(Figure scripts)
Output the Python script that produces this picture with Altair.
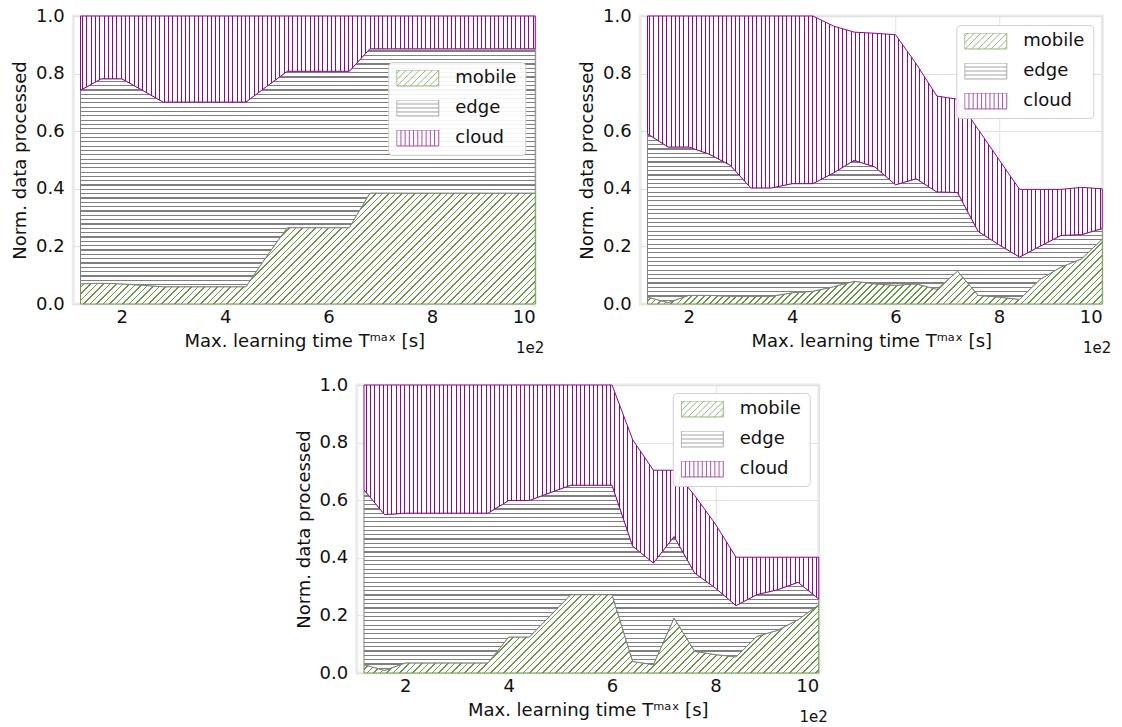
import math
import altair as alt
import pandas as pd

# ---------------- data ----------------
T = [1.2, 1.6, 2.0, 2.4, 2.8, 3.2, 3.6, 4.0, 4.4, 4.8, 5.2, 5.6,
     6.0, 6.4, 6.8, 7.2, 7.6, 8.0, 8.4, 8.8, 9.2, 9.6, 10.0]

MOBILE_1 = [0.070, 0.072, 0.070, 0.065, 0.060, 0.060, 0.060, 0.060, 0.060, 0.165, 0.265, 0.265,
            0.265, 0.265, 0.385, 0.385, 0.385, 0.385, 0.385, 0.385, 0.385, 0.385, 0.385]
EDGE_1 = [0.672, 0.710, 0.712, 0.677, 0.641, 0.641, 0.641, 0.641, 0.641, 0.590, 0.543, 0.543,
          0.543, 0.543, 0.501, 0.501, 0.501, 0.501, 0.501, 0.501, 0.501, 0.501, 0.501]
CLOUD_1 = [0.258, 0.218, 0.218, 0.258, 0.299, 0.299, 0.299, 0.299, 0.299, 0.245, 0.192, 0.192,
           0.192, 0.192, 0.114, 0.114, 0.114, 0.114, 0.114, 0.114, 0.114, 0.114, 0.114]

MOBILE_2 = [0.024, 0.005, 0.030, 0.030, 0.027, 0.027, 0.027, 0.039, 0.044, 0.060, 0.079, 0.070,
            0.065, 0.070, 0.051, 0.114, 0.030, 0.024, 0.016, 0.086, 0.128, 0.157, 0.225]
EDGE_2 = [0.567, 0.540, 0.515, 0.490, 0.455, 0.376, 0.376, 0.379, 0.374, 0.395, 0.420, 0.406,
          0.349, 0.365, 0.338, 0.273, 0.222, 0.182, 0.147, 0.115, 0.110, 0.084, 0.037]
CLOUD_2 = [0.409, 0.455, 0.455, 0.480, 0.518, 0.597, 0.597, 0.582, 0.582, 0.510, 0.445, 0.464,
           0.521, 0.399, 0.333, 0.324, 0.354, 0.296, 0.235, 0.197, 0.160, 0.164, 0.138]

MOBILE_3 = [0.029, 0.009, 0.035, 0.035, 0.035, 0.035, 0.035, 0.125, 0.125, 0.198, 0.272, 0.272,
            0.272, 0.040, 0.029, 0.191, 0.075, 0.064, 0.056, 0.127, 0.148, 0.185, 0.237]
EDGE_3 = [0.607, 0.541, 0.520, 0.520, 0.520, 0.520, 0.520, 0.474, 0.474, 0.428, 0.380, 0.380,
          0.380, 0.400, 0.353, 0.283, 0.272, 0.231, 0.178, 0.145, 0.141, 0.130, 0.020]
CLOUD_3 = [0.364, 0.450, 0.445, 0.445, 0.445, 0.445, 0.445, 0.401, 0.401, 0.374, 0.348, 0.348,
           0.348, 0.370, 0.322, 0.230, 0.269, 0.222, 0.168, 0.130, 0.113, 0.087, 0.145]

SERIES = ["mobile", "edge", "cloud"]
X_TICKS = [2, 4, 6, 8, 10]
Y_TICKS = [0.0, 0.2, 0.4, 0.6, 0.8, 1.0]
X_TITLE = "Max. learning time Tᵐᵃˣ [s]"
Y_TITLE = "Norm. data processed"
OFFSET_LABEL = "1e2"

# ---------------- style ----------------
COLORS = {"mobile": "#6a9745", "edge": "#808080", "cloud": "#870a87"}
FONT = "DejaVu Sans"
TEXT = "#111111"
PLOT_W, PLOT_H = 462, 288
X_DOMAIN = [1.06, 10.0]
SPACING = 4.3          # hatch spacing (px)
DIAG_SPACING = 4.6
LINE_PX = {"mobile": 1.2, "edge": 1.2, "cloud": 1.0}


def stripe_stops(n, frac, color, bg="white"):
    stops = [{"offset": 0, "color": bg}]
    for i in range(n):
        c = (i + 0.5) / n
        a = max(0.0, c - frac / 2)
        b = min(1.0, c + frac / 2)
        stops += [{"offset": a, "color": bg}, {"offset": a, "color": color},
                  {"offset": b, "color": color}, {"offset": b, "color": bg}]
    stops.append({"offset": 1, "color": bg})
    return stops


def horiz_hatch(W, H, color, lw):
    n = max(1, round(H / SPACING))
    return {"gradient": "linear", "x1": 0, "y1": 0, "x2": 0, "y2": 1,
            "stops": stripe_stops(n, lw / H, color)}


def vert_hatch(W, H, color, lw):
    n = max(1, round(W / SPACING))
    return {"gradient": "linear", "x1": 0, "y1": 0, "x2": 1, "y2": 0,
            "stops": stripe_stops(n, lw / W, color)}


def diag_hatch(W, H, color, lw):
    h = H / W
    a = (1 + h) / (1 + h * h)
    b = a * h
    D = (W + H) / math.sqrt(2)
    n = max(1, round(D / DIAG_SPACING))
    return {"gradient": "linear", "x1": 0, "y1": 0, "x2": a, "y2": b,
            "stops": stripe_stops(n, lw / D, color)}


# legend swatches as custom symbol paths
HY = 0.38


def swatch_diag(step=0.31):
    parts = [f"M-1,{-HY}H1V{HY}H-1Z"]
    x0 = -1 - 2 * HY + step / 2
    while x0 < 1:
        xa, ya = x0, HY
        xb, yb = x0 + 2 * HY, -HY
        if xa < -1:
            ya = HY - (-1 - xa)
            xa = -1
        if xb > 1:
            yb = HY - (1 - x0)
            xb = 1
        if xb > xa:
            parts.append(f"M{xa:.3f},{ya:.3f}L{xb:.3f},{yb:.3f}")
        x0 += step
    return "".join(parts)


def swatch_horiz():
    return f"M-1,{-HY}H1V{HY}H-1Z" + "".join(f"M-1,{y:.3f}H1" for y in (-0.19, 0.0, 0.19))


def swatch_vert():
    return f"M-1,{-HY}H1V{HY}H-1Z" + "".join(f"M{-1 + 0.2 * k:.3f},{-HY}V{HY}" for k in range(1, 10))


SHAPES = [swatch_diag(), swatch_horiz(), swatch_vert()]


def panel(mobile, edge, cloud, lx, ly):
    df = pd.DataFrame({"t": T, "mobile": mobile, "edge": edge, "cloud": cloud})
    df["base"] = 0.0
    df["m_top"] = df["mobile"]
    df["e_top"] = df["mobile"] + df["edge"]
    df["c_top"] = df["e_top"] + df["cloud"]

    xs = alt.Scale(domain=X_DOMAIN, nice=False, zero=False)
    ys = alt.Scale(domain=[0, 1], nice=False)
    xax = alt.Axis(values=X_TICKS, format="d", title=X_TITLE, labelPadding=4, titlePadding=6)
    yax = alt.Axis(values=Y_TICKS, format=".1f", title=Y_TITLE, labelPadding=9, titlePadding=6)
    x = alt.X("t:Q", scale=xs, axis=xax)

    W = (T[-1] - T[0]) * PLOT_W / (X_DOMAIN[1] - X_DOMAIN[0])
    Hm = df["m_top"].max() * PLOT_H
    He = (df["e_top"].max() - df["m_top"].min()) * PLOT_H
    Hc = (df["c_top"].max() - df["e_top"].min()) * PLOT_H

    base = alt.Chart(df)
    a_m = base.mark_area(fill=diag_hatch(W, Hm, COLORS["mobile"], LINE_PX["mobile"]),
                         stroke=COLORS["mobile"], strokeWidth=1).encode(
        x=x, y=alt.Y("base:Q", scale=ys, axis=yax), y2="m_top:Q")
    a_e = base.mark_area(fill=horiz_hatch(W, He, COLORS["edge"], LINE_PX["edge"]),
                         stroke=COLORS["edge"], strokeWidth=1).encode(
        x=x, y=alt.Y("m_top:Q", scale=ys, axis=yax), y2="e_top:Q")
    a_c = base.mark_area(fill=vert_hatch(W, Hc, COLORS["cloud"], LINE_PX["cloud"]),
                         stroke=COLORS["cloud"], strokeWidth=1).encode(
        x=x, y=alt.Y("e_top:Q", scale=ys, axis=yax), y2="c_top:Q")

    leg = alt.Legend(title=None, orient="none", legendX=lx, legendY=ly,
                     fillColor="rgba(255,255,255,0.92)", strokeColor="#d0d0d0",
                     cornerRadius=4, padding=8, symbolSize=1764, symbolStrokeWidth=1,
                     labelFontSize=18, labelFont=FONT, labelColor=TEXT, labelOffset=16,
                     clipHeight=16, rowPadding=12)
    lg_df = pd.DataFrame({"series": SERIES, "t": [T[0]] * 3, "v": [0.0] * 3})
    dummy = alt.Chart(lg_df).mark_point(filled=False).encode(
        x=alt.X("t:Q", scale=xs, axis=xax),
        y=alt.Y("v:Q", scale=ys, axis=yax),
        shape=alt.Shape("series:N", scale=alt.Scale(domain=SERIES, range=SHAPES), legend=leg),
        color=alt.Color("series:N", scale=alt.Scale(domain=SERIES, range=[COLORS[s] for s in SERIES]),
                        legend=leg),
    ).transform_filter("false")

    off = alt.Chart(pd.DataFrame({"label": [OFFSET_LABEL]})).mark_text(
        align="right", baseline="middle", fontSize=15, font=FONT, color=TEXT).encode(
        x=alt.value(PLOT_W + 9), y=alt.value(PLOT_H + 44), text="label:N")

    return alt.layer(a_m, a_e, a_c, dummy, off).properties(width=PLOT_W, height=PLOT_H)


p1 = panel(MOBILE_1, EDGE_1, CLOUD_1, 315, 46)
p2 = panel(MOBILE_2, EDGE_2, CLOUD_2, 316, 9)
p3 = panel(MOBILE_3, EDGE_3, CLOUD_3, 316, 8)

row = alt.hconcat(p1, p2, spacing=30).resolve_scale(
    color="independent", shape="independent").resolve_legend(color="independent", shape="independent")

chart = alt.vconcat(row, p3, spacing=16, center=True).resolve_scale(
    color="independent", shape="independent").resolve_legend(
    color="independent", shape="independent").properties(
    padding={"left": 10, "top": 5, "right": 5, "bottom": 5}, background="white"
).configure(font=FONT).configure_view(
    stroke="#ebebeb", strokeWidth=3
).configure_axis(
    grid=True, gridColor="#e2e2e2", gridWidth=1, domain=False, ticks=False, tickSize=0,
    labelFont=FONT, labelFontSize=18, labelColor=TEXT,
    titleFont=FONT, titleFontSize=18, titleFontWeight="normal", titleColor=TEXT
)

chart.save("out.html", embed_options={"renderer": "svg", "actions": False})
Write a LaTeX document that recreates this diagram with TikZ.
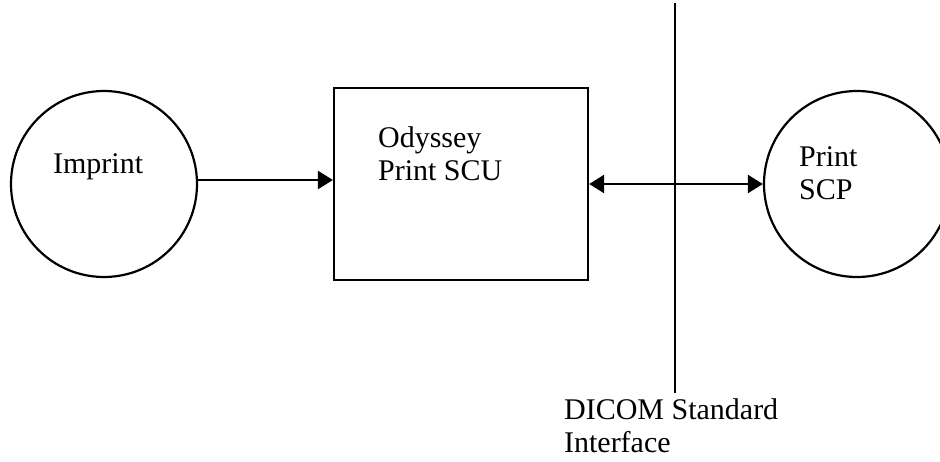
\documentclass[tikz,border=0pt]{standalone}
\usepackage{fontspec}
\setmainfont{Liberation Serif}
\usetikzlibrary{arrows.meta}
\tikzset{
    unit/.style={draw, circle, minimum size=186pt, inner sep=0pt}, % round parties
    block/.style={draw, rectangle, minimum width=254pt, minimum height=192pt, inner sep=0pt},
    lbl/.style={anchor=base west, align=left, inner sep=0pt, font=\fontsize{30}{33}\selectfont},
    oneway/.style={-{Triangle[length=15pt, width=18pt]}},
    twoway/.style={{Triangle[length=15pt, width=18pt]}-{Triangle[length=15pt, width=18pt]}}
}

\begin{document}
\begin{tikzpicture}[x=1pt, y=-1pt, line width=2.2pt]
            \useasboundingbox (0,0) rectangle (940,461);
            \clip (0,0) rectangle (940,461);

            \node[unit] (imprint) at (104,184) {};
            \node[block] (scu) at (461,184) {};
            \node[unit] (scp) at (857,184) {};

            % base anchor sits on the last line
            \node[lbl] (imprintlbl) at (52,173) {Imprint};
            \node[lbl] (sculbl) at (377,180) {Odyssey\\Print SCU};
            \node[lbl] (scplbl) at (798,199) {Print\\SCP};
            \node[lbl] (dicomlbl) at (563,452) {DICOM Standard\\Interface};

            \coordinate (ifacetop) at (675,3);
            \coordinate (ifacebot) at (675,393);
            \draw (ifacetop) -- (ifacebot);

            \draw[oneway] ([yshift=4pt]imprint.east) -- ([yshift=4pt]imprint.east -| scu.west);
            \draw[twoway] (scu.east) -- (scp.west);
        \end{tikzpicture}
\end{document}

## What you have to do
Show every line from the entries above in which "with" appears.

## Exercise result
Output the Python script that produces this picture with Altair.
Write a LaTeX document that recreates this diagram with TikZ.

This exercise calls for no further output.